** start of SOURCE MATERIAL **
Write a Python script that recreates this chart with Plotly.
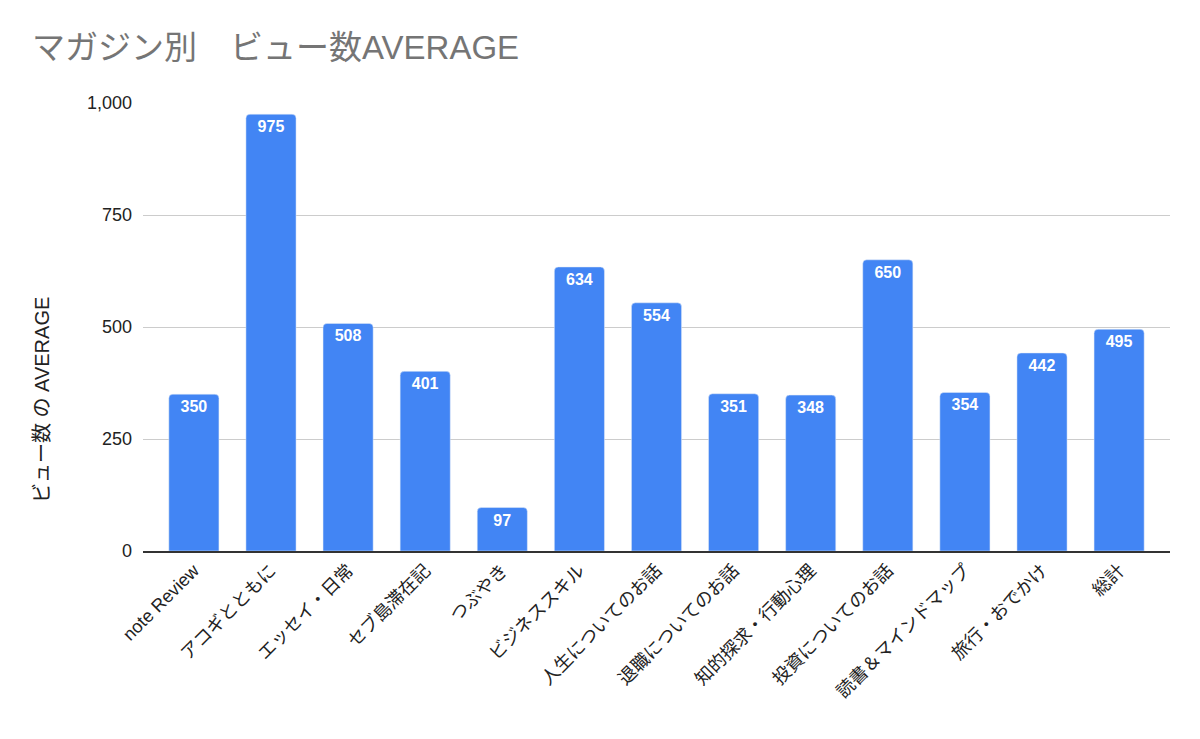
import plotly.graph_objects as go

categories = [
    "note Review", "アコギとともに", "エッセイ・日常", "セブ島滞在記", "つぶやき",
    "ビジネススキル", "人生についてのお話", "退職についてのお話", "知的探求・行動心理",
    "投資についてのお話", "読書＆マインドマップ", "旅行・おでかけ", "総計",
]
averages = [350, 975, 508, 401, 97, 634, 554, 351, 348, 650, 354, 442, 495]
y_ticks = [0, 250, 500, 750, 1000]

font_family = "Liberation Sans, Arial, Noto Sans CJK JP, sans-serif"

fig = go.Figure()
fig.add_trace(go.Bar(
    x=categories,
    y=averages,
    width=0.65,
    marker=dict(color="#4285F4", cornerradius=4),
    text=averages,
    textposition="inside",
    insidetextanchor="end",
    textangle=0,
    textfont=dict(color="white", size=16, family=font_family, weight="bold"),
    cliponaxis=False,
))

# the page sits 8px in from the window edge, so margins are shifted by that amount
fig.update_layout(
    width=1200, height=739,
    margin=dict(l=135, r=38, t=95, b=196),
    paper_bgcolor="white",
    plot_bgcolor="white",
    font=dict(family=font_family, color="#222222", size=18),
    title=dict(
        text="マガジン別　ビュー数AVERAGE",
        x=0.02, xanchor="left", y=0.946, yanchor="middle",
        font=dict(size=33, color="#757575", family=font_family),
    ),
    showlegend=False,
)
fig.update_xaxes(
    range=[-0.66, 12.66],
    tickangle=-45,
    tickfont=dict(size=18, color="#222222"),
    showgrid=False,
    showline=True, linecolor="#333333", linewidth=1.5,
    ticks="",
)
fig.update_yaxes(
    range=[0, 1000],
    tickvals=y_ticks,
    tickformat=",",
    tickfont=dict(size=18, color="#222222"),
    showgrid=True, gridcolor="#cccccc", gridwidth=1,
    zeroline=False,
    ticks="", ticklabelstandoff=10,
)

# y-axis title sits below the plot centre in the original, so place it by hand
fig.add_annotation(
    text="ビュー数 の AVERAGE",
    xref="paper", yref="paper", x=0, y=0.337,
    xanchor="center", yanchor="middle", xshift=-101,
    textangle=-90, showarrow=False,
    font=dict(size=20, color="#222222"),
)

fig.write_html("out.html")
** end of SOURCE MATERIAL **
■ **WRITTEN EXERCISE**
Leave out any pictures and return exactly the lines from the beginning of the data through the line with "Sans, Arial, Noto", inclusive.

■ **ANSWER TO THE TASK**
Write a Python script that recreates this chart with Plotly.
import plotly.graph_objects as go

categories = [
    "note Review", "アコギとともに", "エッセイ・日常", "セブ島滞在記", "つぶやき",
    "ビジネススキル", "人生についてのお話", "退職についてのお話", "知的探求・行動心理",
    "投資についてのお話", "読書＆マインドマップ", "旅行・おでかけ", "総計",
]
averages = [350, 975, 508, 401, 97, 634, 554, 351, 348, 650, 354, 442, 495]
y_ticks = [0, 250, 500, 750, 1000]

font_family = "Liberation Sans, Arial, Noto Sans CJK JP, sans-serif"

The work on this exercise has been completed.